> **Job**
Will you repeat only the lines from the one with "Convert this chart to Apache ECharts code." through the one with "['1997', '2002', '2005', '2012', '2017', '2022'];", both included, leaving every picture out?

┄┄┄┄┄┄┄┄┄┄┄┄┄┄┄┄┄┄┄┄

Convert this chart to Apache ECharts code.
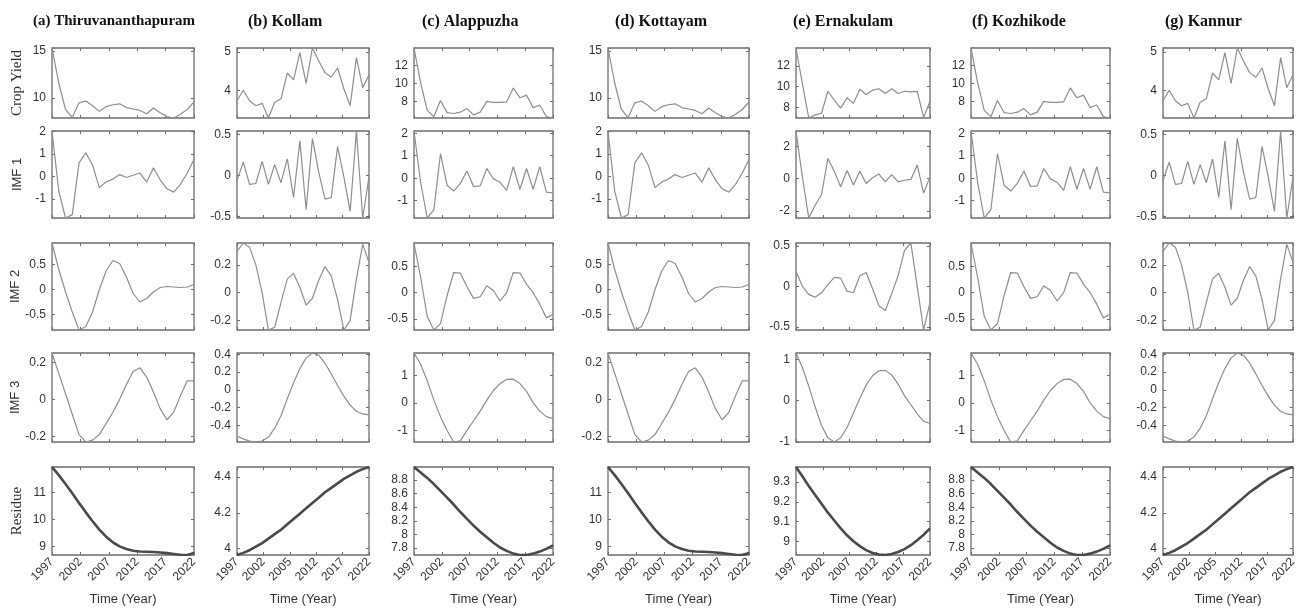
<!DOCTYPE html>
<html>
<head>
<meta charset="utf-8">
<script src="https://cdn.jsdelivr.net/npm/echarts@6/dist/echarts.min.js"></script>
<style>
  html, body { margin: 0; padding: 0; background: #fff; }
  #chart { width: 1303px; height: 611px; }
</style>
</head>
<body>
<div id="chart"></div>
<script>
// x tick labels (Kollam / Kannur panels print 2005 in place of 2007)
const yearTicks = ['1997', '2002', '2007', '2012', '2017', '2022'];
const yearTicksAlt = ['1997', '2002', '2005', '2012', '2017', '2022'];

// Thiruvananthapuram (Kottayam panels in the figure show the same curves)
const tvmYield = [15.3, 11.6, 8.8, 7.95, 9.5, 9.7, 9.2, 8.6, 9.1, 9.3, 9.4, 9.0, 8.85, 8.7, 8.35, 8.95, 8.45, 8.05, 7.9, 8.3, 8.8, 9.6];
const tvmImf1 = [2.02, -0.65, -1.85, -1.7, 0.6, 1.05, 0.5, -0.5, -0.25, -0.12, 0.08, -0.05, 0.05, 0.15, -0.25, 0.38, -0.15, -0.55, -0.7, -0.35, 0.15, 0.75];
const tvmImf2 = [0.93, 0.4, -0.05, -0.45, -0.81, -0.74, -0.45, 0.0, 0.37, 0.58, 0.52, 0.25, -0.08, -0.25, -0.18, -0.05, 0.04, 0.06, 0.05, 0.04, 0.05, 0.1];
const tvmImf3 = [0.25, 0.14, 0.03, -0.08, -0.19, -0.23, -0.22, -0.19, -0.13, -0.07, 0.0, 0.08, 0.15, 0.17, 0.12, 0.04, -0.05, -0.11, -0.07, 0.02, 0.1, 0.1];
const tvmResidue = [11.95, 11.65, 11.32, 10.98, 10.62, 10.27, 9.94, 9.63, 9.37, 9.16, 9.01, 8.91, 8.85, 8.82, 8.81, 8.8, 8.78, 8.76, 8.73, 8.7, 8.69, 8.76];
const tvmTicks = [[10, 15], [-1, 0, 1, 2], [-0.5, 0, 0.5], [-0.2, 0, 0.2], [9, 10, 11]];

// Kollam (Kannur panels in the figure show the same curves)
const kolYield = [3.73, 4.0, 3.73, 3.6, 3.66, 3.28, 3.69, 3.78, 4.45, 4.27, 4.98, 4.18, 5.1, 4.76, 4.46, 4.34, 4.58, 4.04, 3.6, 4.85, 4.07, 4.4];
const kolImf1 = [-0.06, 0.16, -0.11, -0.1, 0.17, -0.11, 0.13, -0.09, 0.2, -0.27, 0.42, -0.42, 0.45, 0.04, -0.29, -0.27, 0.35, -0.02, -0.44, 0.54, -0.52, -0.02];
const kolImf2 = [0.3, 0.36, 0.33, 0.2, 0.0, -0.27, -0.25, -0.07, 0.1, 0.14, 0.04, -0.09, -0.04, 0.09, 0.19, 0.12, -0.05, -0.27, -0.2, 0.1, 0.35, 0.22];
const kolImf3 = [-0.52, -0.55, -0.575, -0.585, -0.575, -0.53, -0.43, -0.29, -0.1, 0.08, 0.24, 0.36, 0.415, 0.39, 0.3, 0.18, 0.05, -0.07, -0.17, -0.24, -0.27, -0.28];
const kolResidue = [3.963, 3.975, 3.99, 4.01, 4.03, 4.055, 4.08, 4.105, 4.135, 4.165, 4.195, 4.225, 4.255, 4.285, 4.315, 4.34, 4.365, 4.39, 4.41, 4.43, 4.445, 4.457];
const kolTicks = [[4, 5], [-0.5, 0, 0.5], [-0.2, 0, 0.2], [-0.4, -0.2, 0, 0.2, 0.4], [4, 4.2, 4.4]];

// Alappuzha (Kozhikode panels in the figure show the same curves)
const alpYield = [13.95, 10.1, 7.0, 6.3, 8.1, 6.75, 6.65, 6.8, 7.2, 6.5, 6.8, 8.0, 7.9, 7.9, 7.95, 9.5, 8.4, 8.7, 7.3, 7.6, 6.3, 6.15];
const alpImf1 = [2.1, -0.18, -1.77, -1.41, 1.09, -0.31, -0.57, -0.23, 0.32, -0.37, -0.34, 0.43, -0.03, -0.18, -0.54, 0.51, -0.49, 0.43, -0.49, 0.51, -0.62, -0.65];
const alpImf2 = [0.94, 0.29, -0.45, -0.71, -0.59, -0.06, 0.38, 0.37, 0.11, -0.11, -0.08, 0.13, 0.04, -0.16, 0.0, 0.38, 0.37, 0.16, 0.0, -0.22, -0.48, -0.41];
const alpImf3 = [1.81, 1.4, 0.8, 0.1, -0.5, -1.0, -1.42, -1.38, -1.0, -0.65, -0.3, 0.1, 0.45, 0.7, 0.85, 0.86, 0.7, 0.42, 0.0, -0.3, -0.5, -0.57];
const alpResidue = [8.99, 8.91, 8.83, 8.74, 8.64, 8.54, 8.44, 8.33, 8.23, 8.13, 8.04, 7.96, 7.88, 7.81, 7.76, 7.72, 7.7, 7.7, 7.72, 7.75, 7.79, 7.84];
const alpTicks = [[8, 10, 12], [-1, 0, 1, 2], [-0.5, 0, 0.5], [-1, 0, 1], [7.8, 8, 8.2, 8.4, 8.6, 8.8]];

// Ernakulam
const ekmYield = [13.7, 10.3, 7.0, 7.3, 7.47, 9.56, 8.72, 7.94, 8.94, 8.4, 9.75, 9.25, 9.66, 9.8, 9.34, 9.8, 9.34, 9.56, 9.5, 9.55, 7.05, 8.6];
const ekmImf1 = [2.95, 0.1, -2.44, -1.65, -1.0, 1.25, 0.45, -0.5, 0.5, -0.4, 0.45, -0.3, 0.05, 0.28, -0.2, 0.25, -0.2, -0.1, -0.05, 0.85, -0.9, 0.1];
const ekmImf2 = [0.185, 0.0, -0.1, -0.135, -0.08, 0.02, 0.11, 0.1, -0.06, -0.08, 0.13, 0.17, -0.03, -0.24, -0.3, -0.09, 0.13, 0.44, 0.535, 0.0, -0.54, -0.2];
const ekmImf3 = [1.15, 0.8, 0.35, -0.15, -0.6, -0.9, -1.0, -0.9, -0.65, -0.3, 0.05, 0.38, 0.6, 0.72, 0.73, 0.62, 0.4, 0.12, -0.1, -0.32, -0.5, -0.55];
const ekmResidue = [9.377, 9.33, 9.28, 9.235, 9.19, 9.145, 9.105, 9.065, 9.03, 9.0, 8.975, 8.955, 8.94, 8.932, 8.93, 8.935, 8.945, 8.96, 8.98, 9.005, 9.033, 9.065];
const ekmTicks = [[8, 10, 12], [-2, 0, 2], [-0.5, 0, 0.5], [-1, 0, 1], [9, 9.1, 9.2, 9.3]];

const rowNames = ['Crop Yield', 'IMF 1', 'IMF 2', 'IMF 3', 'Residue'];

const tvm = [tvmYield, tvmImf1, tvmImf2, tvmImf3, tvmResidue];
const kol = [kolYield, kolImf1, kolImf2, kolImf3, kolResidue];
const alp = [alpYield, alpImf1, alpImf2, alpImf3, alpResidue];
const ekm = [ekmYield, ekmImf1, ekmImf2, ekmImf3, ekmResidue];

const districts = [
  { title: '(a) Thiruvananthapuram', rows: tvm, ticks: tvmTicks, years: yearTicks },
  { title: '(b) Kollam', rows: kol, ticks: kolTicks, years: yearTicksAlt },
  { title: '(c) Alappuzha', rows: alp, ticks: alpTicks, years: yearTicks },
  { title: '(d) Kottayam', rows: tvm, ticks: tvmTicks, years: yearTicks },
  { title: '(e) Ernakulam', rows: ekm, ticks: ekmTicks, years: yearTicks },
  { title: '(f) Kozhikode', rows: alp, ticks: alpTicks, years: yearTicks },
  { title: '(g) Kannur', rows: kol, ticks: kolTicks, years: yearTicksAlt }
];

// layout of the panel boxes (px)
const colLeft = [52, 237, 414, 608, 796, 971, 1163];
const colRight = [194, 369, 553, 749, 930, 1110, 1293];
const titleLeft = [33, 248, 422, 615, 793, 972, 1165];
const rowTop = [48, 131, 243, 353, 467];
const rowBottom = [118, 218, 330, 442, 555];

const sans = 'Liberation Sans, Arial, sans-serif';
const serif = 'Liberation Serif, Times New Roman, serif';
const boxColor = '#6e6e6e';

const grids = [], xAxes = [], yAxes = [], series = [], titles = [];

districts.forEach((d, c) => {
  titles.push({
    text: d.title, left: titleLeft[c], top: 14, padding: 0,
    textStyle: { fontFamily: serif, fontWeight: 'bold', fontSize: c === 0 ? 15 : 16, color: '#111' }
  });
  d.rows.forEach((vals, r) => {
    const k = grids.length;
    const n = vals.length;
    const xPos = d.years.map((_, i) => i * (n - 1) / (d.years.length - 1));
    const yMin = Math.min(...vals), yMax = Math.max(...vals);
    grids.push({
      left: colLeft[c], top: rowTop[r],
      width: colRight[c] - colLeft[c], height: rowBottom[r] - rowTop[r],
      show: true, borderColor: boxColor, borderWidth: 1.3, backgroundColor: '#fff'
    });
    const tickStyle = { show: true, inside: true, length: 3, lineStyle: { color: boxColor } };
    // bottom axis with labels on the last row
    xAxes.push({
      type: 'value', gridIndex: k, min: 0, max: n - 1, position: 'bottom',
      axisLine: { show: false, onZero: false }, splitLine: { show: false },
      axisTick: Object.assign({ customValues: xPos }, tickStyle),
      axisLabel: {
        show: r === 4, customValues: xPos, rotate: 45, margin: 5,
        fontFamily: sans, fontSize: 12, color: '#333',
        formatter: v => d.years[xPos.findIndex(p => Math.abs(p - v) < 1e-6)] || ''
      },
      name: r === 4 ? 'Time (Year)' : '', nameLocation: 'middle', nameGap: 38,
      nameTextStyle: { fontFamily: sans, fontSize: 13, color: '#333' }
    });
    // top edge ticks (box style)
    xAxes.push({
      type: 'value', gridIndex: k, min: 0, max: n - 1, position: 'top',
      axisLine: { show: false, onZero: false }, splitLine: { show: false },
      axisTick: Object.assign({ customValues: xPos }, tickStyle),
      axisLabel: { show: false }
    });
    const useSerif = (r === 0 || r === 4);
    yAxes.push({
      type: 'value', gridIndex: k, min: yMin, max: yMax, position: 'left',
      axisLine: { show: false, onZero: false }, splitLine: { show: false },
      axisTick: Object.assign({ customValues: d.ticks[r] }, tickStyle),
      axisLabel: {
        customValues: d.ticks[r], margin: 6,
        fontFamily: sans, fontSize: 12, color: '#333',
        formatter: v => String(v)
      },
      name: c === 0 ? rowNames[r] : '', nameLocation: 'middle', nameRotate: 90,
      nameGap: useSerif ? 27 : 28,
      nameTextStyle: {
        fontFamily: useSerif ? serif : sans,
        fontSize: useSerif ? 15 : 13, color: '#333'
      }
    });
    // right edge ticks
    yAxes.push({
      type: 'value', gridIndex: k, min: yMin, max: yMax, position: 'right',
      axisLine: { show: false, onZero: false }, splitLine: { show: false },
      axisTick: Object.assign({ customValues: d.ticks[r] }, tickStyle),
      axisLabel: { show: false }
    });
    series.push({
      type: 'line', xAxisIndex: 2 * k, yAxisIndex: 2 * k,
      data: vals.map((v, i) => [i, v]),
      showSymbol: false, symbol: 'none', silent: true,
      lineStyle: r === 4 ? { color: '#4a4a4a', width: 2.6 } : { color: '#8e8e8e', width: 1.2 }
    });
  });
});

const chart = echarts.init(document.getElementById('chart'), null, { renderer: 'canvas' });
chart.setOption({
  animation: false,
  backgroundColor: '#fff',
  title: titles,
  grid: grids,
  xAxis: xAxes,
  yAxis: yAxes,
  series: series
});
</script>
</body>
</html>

┄┄┄┄┄┄┄┄┄┄┄┄┄┄┄┄┄┄┄┄

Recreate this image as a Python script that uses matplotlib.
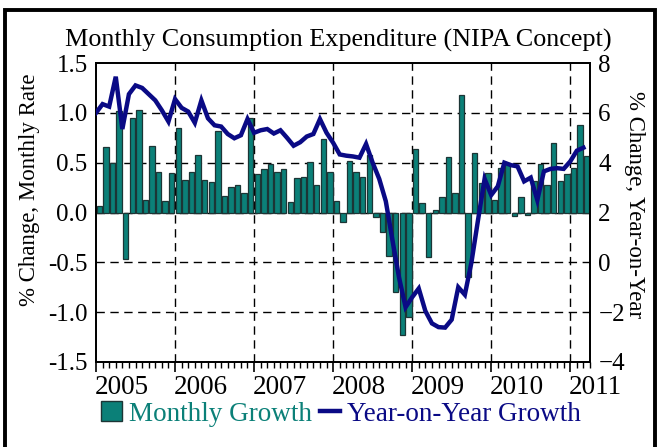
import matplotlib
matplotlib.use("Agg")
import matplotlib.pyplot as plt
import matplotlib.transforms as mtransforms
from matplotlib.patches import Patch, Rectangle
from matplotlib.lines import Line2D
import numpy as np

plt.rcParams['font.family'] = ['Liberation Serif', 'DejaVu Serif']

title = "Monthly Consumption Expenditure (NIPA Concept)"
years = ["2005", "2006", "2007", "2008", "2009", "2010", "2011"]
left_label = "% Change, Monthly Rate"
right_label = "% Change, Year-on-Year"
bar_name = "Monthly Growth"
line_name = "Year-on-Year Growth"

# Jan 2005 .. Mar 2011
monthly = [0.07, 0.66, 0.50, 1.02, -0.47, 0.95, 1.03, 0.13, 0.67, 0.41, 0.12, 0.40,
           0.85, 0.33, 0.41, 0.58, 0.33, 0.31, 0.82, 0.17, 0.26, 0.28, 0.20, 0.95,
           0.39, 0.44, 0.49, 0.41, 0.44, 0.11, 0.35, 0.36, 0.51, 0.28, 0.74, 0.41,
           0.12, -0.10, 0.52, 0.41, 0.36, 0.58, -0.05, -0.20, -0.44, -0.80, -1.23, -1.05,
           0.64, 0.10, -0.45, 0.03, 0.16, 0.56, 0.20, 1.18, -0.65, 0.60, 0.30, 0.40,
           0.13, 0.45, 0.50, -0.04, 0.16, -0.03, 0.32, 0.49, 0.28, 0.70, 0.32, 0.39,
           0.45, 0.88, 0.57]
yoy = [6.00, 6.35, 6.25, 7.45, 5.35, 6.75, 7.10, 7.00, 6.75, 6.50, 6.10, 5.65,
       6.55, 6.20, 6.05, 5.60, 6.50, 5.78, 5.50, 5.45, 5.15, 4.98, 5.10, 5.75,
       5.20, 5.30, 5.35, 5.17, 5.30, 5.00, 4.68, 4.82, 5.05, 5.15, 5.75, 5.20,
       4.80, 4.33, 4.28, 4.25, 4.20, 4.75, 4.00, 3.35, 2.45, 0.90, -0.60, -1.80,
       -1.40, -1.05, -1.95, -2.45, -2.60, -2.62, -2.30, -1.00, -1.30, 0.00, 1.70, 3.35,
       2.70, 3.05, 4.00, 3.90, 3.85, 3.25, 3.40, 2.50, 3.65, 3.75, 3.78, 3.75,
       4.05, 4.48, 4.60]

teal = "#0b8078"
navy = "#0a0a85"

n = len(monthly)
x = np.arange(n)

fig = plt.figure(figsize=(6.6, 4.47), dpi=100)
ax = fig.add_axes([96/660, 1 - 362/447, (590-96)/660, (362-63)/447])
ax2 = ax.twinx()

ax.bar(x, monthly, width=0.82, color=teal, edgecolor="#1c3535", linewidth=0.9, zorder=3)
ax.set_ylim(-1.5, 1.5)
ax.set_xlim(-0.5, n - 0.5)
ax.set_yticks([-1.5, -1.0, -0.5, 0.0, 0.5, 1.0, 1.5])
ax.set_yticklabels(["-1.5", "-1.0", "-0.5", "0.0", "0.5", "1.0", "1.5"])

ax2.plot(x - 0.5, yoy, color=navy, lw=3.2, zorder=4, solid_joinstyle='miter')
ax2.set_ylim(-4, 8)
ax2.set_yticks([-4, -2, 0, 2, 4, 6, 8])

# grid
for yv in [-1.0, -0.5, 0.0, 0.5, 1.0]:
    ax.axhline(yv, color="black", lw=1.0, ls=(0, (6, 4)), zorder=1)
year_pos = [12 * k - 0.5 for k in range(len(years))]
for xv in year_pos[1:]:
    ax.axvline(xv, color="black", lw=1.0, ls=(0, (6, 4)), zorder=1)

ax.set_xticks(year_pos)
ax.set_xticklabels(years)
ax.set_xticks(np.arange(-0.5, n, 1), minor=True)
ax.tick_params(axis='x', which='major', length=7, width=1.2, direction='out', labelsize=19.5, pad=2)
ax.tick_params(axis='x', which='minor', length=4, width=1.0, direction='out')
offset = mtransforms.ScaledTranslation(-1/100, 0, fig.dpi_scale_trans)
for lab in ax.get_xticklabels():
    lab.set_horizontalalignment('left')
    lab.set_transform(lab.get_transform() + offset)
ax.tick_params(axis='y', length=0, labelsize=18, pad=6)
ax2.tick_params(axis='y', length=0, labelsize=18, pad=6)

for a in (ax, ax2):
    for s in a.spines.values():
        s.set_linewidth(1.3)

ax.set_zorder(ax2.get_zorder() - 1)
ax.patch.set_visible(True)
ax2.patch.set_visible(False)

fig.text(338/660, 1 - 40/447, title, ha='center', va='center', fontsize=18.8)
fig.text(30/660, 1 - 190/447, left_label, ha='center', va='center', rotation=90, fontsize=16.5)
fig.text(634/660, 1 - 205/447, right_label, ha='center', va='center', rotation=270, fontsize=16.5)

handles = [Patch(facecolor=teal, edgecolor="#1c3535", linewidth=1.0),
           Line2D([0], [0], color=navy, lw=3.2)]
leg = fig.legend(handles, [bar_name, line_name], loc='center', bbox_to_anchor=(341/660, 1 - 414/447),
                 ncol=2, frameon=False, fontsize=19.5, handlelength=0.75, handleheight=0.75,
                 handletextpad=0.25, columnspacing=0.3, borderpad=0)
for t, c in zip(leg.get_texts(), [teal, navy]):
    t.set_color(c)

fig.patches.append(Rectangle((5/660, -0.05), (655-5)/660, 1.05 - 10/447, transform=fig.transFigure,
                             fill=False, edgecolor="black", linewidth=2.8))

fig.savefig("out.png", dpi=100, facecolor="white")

┄┄┄┄┄┄┄┄┄┄┄┄┄┄┄┄┄┄┄┄

> **Completed exercise**
Convert this chart to Apache ECharts code.
<!DOCTYPE html>
<html>
<head>
<meta charset="utf-8">
<script src="https://cdn.jsdelivr.net/npm/echarts@6/dist/echarts.min.js"></script>
<style>
  html, body { margin: 0; padding: 0; background: #fff; }
  #chart { width: 1303px; height: 611px; }
</style>
</head>
<body>
<div id="chart"></div>
<script>
// x tick labels (Kollam / Kannur panels print 2005 in place of 2007)
const yearTicks = ['1997', '2002', '2007', '2012', '2017', '2022'];
const yearTicksAlt = ['1997', '2002', '2005', '2012', '2017', '2022'];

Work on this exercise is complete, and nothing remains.